____ INPUT FOR THIS TASK

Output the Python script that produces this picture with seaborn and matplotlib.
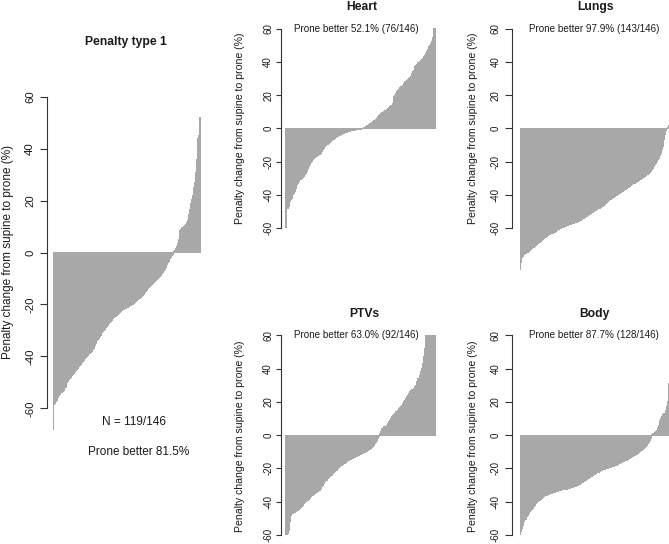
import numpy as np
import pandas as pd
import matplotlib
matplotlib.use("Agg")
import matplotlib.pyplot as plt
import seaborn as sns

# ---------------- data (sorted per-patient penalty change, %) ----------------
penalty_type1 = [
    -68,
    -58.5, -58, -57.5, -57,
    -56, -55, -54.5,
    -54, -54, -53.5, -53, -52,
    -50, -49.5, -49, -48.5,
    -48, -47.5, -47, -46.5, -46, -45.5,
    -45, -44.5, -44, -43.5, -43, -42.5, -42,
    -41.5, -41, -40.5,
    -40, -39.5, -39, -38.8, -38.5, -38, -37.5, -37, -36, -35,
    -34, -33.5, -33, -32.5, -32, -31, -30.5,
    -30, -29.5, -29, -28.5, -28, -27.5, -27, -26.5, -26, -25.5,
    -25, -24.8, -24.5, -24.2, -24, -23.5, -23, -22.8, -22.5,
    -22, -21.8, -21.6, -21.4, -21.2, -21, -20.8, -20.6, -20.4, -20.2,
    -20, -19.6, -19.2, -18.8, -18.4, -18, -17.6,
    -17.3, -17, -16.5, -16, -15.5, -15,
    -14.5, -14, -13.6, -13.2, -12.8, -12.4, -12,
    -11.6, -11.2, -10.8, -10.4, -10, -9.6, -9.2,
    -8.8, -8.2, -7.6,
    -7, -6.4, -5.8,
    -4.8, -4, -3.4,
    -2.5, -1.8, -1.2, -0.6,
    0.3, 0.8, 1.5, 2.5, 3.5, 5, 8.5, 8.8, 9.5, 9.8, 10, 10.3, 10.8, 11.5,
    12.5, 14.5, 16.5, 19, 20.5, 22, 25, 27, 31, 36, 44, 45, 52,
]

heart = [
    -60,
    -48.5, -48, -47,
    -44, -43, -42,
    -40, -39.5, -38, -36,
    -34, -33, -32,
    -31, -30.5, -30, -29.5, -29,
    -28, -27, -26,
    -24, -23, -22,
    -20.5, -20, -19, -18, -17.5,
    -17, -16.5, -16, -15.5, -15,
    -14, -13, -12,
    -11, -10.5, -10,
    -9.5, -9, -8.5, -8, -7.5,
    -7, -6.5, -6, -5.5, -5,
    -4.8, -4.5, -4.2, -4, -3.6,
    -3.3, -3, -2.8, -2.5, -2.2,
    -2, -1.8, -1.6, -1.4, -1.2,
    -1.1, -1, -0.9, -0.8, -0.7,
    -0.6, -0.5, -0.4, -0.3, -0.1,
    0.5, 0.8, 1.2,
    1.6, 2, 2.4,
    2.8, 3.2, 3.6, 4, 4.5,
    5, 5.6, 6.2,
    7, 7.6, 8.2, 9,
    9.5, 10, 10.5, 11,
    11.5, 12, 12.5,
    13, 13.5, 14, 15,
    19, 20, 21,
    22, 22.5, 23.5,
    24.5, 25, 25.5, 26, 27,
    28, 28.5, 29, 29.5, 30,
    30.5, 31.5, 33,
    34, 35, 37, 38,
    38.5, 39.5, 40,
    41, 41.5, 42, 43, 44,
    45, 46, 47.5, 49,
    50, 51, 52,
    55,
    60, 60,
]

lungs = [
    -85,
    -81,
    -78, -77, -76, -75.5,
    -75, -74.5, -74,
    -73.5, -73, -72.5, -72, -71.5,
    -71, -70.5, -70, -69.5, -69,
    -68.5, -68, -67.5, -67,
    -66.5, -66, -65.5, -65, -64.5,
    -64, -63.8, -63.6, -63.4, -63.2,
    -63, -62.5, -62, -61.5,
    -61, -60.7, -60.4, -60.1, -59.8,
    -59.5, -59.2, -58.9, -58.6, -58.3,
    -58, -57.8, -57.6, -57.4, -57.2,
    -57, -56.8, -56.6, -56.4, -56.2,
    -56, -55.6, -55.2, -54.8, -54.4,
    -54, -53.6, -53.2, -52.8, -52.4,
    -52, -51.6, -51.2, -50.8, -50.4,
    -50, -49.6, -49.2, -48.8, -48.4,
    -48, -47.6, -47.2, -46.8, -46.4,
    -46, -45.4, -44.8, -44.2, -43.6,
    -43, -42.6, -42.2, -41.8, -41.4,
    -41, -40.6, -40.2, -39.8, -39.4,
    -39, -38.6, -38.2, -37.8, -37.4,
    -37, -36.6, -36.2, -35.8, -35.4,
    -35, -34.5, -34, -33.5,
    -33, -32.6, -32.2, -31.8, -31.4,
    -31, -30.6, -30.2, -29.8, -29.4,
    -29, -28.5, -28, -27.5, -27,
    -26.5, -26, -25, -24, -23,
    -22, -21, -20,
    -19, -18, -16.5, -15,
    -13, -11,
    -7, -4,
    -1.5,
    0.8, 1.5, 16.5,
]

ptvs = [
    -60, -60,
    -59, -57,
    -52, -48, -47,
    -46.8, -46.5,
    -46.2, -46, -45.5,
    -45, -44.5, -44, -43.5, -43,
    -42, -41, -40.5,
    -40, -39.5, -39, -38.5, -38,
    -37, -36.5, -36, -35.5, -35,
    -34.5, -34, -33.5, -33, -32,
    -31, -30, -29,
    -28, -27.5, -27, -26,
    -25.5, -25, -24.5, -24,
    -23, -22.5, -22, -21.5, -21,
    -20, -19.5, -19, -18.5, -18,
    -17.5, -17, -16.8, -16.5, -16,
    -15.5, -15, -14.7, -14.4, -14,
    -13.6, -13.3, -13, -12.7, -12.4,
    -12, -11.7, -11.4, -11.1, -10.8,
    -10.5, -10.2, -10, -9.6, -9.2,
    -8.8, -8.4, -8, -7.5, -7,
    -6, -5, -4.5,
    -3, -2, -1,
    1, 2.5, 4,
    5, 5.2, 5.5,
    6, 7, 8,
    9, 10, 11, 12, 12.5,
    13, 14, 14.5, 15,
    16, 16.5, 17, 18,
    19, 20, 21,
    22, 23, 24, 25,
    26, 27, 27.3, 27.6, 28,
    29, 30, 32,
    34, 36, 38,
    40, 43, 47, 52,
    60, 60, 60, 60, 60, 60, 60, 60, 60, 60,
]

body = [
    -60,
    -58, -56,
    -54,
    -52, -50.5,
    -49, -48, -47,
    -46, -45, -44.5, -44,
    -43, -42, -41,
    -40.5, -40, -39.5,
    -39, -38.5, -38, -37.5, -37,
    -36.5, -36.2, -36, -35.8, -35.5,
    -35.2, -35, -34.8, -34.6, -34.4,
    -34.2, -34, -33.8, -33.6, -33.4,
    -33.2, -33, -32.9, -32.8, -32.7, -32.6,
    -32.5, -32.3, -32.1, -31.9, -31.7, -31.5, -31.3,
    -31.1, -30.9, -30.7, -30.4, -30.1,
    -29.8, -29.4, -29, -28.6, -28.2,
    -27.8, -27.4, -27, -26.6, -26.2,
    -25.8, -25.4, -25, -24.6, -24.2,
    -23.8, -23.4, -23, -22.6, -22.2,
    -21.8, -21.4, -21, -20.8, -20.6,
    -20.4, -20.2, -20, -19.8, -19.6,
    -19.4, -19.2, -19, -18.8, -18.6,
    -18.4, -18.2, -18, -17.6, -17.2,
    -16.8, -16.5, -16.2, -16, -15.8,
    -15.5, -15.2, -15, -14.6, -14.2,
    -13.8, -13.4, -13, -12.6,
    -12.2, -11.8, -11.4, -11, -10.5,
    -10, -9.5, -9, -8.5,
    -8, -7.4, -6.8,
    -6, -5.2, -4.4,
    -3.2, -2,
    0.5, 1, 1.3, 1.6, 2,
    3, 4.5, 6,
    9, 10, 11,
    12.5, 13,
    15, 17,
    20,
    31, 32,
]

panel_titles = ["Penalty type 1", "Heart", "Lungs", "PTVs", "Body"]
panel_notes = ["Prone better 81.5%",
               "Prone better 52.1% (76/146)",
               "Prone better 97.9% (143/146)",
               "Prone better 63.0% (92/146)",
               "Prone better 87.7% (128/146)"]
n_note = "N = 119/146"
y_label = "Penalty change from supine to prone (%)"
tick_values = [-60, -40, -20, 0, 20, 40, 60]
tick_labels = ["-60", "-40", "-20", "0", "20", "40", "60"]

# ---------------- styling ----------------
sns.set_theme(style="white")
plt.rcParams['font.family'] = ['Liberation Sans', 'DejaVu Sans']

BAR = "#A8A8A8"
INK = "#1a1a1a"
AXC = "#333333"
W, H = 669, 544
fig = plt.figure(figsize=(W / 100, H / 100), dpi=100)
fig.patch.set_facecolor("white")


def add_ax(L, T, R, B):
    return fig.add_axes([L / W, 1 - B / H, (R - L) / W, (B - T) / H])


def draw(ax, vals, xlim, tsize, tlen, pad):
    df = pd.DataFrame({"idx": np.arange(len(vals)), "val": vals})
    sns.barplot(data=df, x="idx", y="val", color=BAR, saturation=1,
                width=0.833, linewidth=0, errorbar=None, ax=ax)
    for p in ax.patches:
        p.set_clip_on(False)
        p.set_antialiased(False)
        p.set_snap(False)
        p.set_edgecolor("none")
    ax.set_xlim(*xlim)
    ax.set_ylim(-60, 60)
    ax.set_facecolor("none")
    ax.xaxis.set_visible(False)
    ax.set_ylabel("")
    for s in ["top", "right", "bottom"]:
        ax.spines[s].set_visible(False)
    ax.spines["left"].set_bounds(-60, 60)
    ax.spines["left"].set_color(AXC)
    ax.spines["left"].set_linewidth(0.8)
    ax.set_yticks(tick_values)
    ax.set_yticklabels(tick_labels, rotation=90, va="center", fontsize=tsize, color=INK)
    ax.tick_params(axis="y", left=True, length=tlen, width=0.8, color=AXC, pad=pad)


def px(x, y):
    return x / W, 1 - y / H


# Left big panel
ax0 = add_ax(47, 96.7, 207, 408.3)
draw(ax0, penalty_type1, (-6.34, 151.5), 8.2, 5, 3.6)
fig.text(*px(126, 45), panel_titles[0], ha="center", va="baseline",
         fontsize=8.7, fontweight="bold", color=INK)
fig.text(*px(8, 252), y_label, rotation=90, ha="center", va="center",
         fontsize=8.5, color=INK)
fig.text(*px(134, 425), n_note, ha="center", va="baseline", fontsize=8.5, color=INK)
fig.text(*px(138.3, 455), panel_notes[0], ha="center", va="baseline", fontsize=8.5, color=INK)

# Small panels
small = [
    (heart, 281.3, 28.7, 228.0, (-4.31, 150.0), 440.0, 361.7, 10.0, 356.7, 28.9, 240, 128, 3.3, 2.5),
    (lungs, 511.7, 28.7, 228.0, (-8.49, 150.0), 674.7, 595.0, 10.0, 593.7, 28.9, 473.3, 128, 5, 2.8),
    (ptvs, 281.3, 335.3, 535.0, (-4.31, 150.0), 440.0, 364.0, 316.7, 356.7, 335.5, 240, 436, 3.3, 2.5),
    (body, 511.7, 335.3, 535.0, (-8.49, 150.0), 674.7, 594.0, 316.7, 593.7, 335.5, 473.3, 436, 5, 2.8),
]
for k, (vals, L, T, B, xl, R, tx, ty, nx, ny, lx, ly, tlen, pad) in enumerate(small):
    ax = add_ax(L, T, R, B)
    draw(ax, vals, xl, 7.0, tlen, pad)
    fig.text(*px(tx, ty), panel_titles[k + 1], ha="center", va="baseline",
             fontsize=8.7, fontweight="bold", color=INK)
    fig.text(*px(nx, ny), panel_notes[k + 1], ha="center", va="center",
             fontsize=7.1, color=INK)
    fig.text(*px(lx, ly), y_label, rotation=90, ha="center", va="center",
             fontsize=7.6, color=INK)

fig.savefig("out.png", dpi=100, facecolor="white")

________
____ INPUT FOR THIS TASK

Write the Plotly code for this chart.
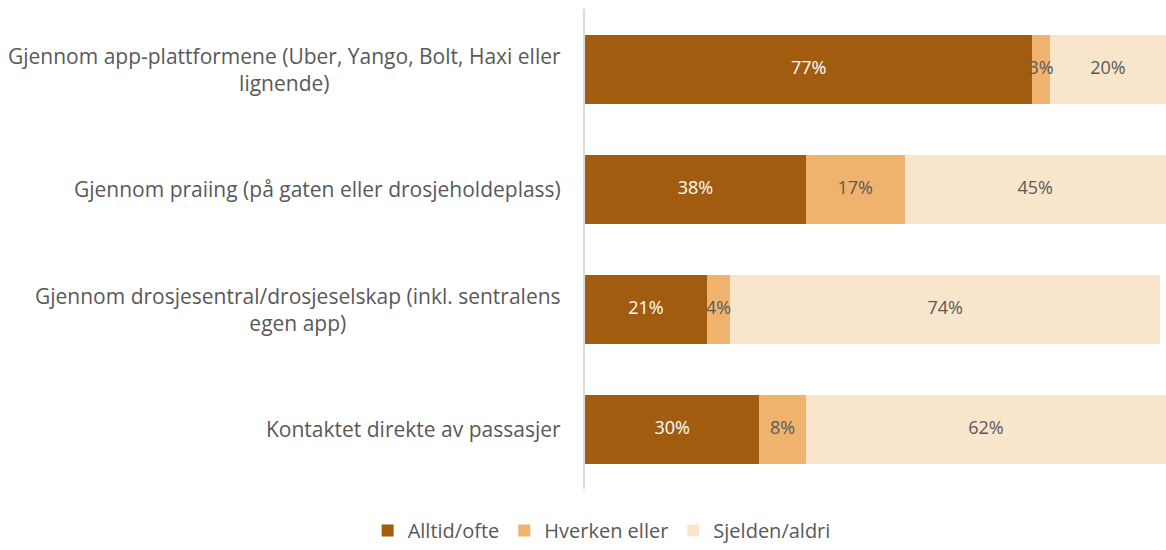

________
____ INPUT FOR THIS TASK

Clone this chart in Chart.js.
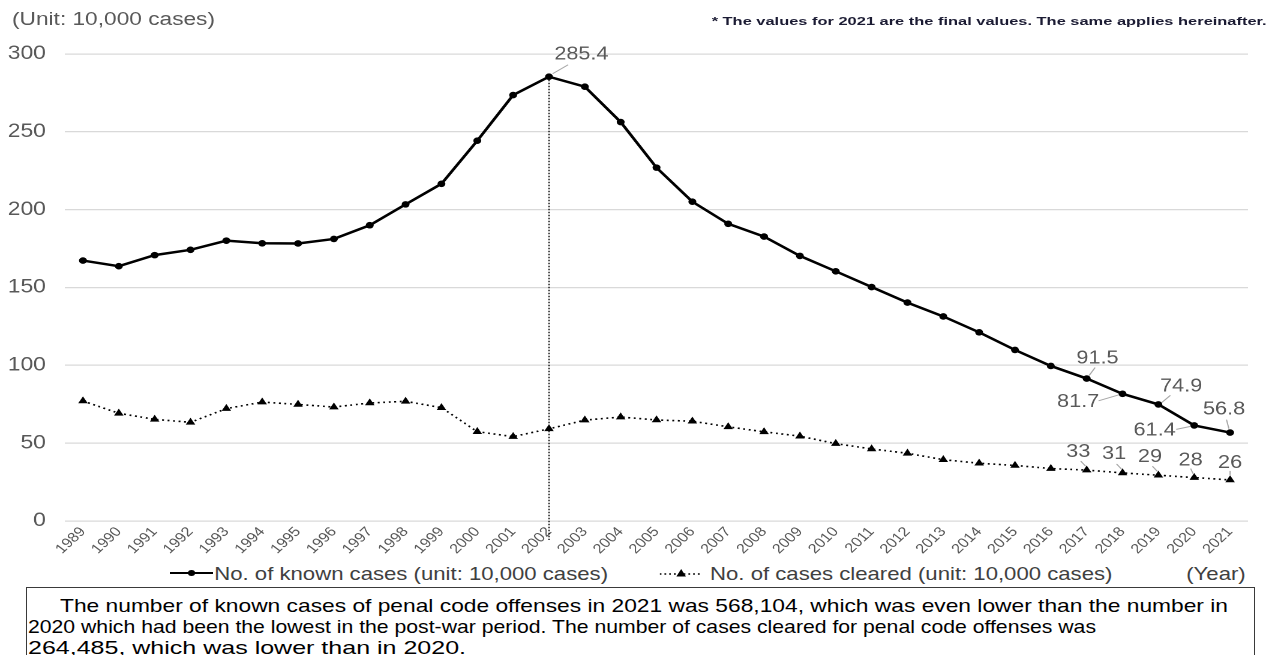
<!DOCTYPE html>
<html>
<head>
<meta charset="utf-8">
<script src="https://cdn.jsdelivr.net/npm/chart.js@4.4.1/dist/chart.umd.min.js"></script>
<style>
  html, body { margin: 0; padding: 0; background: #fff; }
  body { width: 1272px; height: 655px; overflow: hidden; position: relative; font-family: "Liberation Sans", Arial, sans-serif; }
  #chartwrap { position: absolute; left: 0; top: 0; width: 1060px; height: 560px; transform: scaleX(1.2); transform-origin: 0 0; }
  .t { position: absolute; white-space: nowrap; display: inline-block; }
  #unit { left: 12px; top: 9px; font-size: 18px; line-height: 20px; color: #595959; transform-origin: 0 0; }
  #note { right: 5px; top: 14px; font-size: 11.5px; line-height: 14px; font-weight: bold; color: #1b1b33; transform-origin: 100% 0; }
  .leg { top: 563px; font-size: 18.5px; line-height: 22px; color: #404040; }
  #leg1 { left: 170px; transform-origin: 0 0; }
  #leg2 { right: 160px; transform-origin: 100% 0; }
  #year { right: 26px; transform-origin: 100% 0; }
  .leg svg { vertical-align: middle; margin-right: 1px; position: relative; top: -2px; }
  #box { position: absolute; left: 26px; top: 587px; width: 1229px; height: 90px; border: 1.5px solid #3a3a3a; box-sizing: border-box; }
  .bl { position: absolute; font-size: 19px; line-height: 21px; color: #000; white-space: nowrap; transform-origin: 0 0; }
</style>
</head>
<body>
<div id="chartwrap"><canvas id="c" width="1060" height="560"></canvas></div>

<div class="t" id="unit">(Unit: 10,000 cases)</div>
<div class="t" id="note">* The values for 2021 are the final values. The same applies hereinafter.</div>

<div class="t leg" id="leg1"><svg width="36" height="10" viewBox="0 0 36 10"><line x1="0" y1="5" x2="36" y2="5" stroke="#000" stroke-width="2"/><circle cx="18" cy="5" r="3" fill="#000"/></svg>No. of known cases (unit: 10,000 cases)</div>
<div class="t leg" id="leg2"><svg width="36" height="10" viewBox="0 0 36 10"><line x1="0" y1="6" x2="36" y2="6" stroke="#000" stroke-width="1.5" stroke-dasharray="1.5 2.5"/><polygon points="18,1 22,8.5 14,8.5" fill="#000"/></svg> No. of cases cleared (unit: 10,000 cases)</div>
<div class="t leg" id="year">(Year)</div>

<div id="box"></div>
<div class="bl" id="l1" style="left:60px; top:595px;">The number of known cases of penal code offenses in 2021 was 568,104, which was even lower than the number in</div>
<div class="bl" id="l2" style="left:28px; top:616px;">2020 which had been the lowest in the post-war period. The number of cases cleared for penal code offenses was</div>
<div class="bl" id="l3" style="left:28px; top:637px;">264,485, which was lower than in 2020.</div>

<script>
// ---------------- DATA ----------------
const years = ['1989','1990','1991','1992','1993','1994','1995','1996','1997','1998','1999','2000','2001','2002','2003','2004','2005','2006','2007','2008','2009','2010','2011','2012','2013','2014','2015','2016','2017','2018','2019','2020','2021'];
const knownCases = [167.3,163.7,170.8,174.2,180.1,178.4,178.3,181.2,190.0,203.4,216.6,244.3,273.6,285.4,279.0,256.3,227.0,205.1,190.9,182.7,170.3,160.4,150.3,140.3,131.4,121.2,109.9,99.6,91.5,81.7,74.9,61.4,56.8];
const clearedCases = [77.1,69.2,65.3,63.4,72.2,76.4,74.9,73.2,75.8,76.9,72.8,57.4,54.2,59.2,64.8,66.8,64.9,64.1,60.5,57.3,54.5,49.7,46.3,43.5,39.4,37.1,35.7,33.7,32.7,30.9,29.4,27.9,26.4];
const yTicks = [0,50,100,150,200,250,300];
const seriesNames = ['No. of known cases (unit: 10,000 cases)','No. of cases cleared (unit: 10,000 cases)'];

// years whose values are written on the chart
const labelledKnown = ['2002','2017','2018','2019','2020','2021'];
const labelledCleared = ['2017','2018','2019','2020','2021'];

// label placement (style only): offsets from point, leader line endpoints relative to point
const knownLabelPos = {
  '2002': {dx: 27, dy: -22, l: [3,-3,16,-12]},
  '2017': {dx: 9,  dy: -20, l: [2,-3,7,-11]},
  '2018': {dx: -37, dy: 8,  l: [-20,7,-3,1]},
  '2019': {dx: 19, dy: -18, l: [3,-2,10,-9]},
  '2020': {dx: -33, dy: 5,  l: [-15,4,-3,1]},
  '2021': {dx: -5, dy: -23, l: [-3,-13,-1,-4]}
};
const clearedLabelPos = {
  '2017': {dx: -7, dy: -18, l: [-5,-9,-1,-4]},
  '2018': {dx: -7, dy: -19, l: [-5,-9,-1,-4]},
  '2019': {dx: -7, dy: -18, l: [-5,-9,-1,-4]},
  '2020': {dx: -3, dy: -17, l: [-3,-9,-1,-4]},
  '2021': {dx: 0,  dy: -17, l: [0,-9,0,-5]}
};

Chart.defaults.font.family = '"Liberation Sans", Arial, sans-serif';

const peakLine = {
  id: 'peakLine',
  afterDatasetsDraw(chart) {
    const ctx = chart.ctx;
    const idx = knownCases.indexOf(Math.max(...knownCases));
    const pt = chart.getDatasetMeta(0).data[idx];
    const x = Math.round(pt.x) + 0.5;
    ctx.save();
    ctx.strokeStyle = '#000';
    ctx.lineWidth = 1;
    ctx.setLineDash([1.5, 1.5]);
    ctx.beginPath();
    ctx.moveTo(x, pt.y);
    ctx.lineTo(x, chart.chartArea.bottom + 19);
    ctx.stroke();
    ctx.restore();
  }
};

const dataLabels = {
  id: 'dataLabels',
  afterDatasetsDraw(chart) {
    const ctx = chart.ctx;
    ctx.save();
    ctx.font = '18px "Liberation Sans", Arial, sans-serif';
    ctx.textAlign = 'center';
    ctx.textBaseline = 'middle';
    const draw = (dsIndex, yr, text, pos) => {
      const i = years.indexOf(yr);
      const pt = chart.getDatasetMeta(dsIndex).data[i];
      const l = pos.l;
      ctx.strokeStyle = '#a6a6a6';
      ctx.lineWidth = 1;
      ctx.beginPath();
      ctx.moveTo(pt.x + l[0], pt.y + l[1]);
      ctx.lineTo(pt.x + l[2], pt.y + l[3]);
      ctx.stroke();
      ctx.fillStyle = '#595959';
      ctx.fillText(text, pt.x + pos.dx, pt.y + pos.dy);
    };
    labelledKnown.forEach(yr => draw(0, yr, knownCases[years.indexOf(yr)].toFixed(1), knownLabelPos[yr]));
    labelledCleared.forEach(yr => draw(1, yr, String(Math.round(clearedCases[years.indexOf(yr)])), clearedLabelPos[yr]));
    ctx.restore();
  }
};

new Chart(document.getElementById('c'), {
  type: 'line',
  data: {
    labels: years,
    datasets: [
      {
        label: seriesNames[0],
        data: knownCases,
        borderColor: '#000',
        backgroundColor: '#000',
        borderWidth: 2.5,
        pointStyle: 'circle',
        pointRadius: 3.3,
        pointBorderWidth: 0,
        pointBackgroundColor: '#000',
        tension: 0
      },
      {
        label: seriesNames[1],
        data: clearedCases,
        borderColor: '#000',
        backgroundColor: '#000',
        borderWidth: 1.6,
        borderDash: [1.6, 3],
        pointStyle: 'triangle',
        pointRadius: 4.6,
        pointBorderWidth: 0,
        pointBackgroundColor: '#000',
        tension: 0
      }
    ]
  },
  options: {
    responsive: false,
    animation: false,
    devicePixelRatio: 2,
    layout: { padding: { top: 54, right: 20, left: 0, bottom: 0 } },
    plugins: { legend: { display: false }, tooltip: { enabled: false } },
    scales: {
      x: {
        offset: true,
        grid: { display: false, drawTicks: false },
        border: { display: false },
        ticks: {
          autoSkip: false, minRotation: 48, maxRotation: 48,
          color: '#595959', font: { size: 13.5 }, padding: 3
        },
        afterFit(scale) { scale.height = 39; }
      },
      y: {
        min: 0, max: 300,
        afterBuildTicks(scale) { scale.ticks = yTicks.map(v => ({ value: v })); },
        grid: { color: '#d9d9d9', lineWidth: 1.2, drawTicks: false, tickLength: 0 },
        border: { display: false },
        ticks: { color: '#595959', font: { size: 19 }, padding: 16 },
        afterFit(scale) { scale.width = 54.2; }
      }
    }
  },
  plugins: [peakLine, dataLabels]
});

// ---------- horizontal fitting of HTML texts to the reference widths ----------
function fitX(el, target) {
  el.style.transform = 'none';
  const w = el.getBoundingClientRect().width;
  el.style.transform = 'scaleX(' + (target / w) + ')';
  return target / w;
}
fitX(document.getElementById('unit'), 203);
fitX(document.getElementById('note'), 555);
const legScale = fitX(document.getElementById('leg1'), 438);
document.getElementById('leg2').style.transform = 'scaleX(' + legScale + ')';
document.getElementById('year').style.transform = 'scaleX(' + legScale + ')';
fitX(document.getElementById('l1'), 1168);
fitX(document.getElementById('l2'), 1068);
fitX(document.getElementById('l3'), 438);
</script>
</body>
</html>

________

Nothing but the lines from the one containing "Clone this chart in Chart.js." through the one containing "same applies hereinafter.</div>" should be echoed, each exactly as it stands; pictures are excluded.

Clone this chart in Chart.js.
<!DOCTYPE html>
<html>
<head>
<meta charset="utf-8">
<script src="https://cdn.jsdelivr.net/npm/chart.js@4.4.1/dist/chart.umd.min.js"></script>
<style>
  html, body { margin: 0; padding: 0; background: #fff; }
  body { width: 1272px; height: 655px; overflow: hidden; position: relative; font-family: "Liberation Sans", Arial, sans-serif; }
  #chartwrap { position: absolute; left: 0; top: 0; width: 1060px; height: 560px; transform: scaleX(1.2); transform-origin: 0 0; }
  .t { position: absolute; white-space: nowrap; display: inline-block; }
  #unit { left: 12px; top: 9px; font-size: 18px; line-height: 20px; color: #595959; transform-origin: 0 0; }
  #note { right: 5px; top: 14px; font-size: 11.5px; line-height: 14px; font-weight: bold; color: #1b1b33; transform-origin: 100% 0; }
  .leg { top: 563px; font-size: 18.5px; line-height: 22px; color: #404040; }
  #leg1 { left: 170px; transform-origin: 0 0; }
  #leg2 { right: 160px; transform-origin: 100% 0; }
  #year { right: 26px; transform-origin: 100% 0; }
  .leg svg { vertical-align: middle; margin-right: 1px; position: relative; top: -2px; }
  #box { position: absolute; left: 26px; top: 587px; width: 1229px; height: 90px; border: 1.5px solid #3a3a3a; box-sizing: border-box; }
  .bl { position: absolute; font-size: 19px; line-height: 21px; color: #000; white-space: nowrap; transform-origin: 0 0; }
</style>
</head>
<body>
<div id="chartwrap"><canvas id="c" width="1060" height="560"></canvas></div>

<div class="t" id="unit">(Unit: 10,000 cases)</div>
<div class="t" id="note">* The values for 2021 are the final values. The same applies hereinafter.</div>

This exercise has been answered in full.